Given instruction>
Copy out the listing that follows, exactly, without its pictures.

┌──

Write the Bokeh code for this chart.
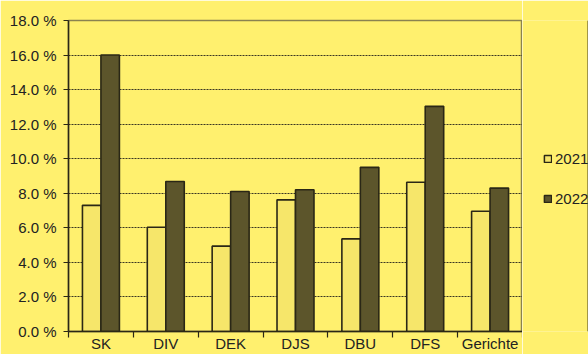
from bokeh.plotting import figure
from bokeh.layouts import row
from bokeh.models import ColumnDataSource, FixedTicker, PrintfTickFormatter, Range1d, Legend, LegendItem
from bokeh.embed import file_html
from bokeh.resources import INLINE

categories = ["SK", "DIV", "DEK", "DJS", "DBU", "DFS", "Gerichte"]
values_2021 = [7.3, 6.03, 4.94, 7.62, 5.36, 8.64, 6.96]
values_2022 = [16.0, 8.68, 8.1, 8.2, 9.5, 13.03, 8.3]
series_names = ["2021", "2022"]
y_ticks = [0, 2, 4, 6, 8, 10, 12, 14, 16, 18]

BG = "#FFF06E"
C2021 = "#F6E66A"
C2022 = "#5C552B"
EDGE = "#2A2716"
FONT = "Liberation Sans"

n = len(categories)
centers = [i + 0.5 for i in range(n)]
bw = 0.285

src = ColumnDataSource(dict(
    x1=[c - bw / 2 for c in centers],
    x2=[c + bw / 2 for c in centers],
    v1=values_2021,
    v2=values_2022,
))

p = figure(width=522, height=354, output_backend="svg", toolbar_location=None,
           x_range=Range1d(0, n), y_range=Range1d(0, 18),
           min_border_left=68, min_border_right=0, min_border_top=20, min_border_bottom=10)
p.background_fill_color = BG
p.border_fill_color = BG
p.outline_line_color = "#8A8250"
p.outline_line_width = 1.5

r1 = p.vbar(x="x1", top="v1", width=bw, bottom=0, source=src,
            fill_color=C2021, line_color=EDGE, line_width=1.6)
r2 = p.vbar(x="x2", top="v2", width=bw, bottom=0, source=src,
            fill_color=C2022, line_color=EDGE, line_width=1.6)

# y axis
p.yaxis.ticker = FixedTicker(ticks=y_ticks)
p.yaxis.formatter = PrintfTickFormatter(format="%.1f %%")
p.yaxis.axis_line_color = EDGE
p.yaxis.axis_line_width = 1.5
p.yaxis.major_tick_line_color = EDGE
p.yaxis.major_tick_out = 5
p.yaxis.major_tick_in = 0
p.yaxis.minor_tick_line_color = None
p.yaxis.major_label_standoff = 7
p.yaxis.major_label_text_font = FONT
p.yaxis.major_label_text_font_size = "15px"
p.yaxis.major_label_text_color = "#222222"

# x axis
p.xaxis.ticker = FixedTicker(ticks=centers, minor_ticks=list(range(n + 1)))
p.xaxis.major_label_overrides = {c: name for c, name in zip(centers, categories)}
p.xaxis.axis_line_color = EDGE
p.xaxis.axis_line_width = 1.5
p.xaxis.major_tick_line_color = None
p.xaxis.major_tick_out = 0
p.xaxis.major_tick_in = 0
p.xaxis.minor_tick_line_color = EDGE
p.xaxis.minor_tick_line_width = 1.2
p.xaxis.minor_tick_out = 6
p.xaxis.minor_tick_in = 0
p.xaxis.major_label_standoff = -3
p.xaxis.major_label_text_font = FONT
p.xaxis.major_label_text_font_size = "15px"
p.xaxis.major_label_text_color = "#222222"

p.xgrid.grid_line_color = None
p.ygrid.ticker = FixedTicker(ticks=y_ticks)
p.ygrid.grid_line_color = "#3A3622"
p.ygrid.grid_line_dash = "2 1"
p.ygrid.grid_line_width = 1

# legend panel
q = figure(width=66, height=354, output_backend="svg", toolbar_location=None,
           x_range=Range1d(0, 1), y_range=Range1d(0, 1),
           min_border_left=0, min_border_right=0, min_border_top=0, min_border_bottom=0)
q.axis.visible = False
q.grid.visible = False
q.outline_line_color = None
q.background_fill_color = BG
q.border_fill_color = BG
l1 = q.vbar(x=[5], top=[5], width=0.1, fill_color=C2021, line_color=EDGE, line_width=1.5)
l2 = q.vbar(x=[5], top=[5], width=0.1, fill_color=C2022, line_color=EDGE, line_width=1.5)

legend = Legend(items=[LegendItem(label=series_names[0], renderers=[l1]),
                       LegendItem(label=series_names[1], renderers=[l2])],
                location=(21, 124), orientation="vertical",
                background_fill_alpha=0, border_line_color=None,
                glyph_width=9, glyph_height=9, label_height=12, spacing=23,
                padding=0, margin=0, label_standoff=3,
                label_text_font=FONT, label_text_font_size="15px",
                label_text_color="#222222")
q.add_layout(legend, "center")

layout = row(p, q, spacing=0)
html = file_html(layout, INLINE)
html = html.replace("<body>", '<body style="background:%s;margin:0">' % BG, 1)
open("out.html", "w").write(html)
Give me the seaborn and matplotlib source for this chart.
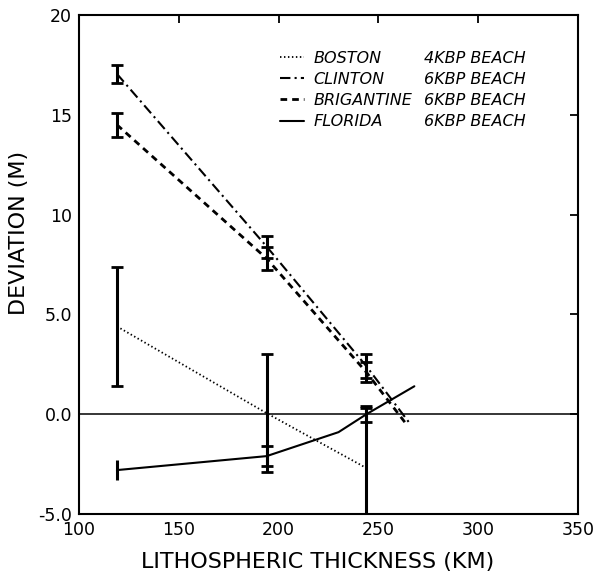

└──

Response below>
Write the Bokeh code for this chart.
from bokeh.plotting import figure
from bokeh.layouts import row
from bokeh.models import ColumnDataSource, FixedTicker, PrintfTickFormatter, Range1d, Legend, LegendItem
from bokeh.embed import file_html
from bokeh.resources import INLINE

categories = ["SK", "DIV", "DEK", "DJS", "DBU", "DFS", "Gerichte"]
values_2021 = [7.3, 6.03, 4.94, 7.62, 5.36, 8.64, 6.96]
values_2022 = [16.0, 8.68, 8.1, 8.2, 9.5, 13.03, 8.3]
series_names = ["2021", "2022"]
y_ticks = [0, 2, 4, 6, 8, 10, 12, 14, 16, 18]

BG = "#FFF06E"
C2021 = "#F6E66A"
C2022 = "#5C552B"
EDGE = "#2A2716"
FONT = "Liberation Sans"

n = len(categories)
centers = [i + 0.5 for i in range(n)]
bw = 0.285

src = ColumnDataSource(dict(
    x1=[c - bw / 2 for c in centers],
    x2=[c + bw / 2 for c in centers],
    v1=values_2021,
    v2=values_2022,
))

p = figure(width=522, height=354, output_backend="svg", toolbar_location=None,
           x_range=Range1d(0, n), y_range=Range1d(0, 18),
           min_border_left=68, min_border_right=0, min_border_top=20, min_border_bottom=10)
p.background_fill_color = BG
p.border_fill_color = BG
p.outline_line_color = "#8A8250"
p.outline_line_width = 1.5

r1 = p.vbar(x="x1", top="v1", width=bw, bottom=0, source=src,
            fill_color=C2021, line_color=EDGE, line_width=1.6)
r2 = p.vbar(x="x2", top="v2", width=bw, bottom=0, source=src,
            fill_color=C2022, line_color=EDGE, line_width=1.6)

# y axis
p.yaxis.ticker = FixedTicker(ticks=y_ticks)
p.yaxis.formatter = PrintfTickFormatter(format="%.1f %%")
p.yaxis.axis_line_color = EDGE
p.yaxis.axis_line_width = 1.5
p.yaxis.major_tick_line_color = EDGE
p.yaxis.major_tick_out = 5
p.yaxis.major_tick_in = 0
p.yaxis.minor_tick_line_color = None
p.yaxis.major_label_standoff = 7
p.yaxis.major_label_text_font = FONT
p.yaxis.major_label_text_font_size = "15px"
p.yaxis.major_label_text_color = "#222222"

# x axis
p.xaxis.ticker = FixedTicker(ticks=centers, minor_ticks=list(range(n + 1)))
p.xaxis.major_label_overrides = {c: name for c, name in zip(centers, categories)}
p.xaxis.axis_line_color = EDGE
p.xaxis.axis_line_width = 1.5
p.xaxis.major_tick_line_color = None
p.xaxis.major_tick_out = 0
p.xaxis.major_tick_in = 0
p.xaxis.minor_tick_line_color = EDGE
p.xaxis.minor_tick_line_width = 1.2
p.xaxis.minor_tick_out = 6
p.xaxis.minor_tick_in = 0
p.xaxis.major_label_standoff = -3
p.xaxis.major_label_text_font = FONT
p.xaxis.major_label_text_font_size = "15px"
p.xaxis.major_label_text_color = "#222222"

p.xgrid.grid_line_color = None
p.ygrid.ticker = FixedTicker(ticks=y_ticks)
p.ygrid.grid_line_color = "#3A3622"
p.ygrid.grid_line_dash = "2 1"
p.ygrid.grid_line_width = 1

# legend panel
q = figure(width=66, height=354, output_backend="svg", toolbar_location=None,
           x_range=Range1d(0, 1), y_range=Range1d(0, 1),
           min_border_left=0, min_border_right=0, min_border_top=0, min_border_bottom=0)
q.axis.visible = False
q.grid.visible = False
q.outline_line_color = None
q.background_fill_color = BG
q.border_fill_color = BG
l1 = q.vbar(x=[5], top=[5], width=0.1, fill_color=C2021, line_color=EDGE, line_width=1.5)
l2 = q.vbar(x=[5], top=[5], width=0.1, fill_color=C2022, line_color=EDGE, line_width=1.5)

legend = Legend(items=[LegendItem(label=series_names[0], renderers=[l1]),
                       LegendItem(label=series_names[1], renderers=[l2])],
                location=(21, 124), orientation="vertical",
                background_fill_alpha=0, border_line_color=None,
                glyph_width=9, glyph_height=9, label_height=12, spacing=23,
                padding=0, margin=0, label_standoff=3,
                label_text_font=FONT, label_text_font_size="15px",
                label_text_color="#222222")
q.add_layout(legend, "center")

layout = row(p, q, spacing=0)
html = file_html(layout, INLINE)
html = html.replace("<body>", '<body style="background:%s;margin:0">' % BG, 1)
open("out.html", "w").write(html)
Give me the seaborn and matplotlib source for this chart.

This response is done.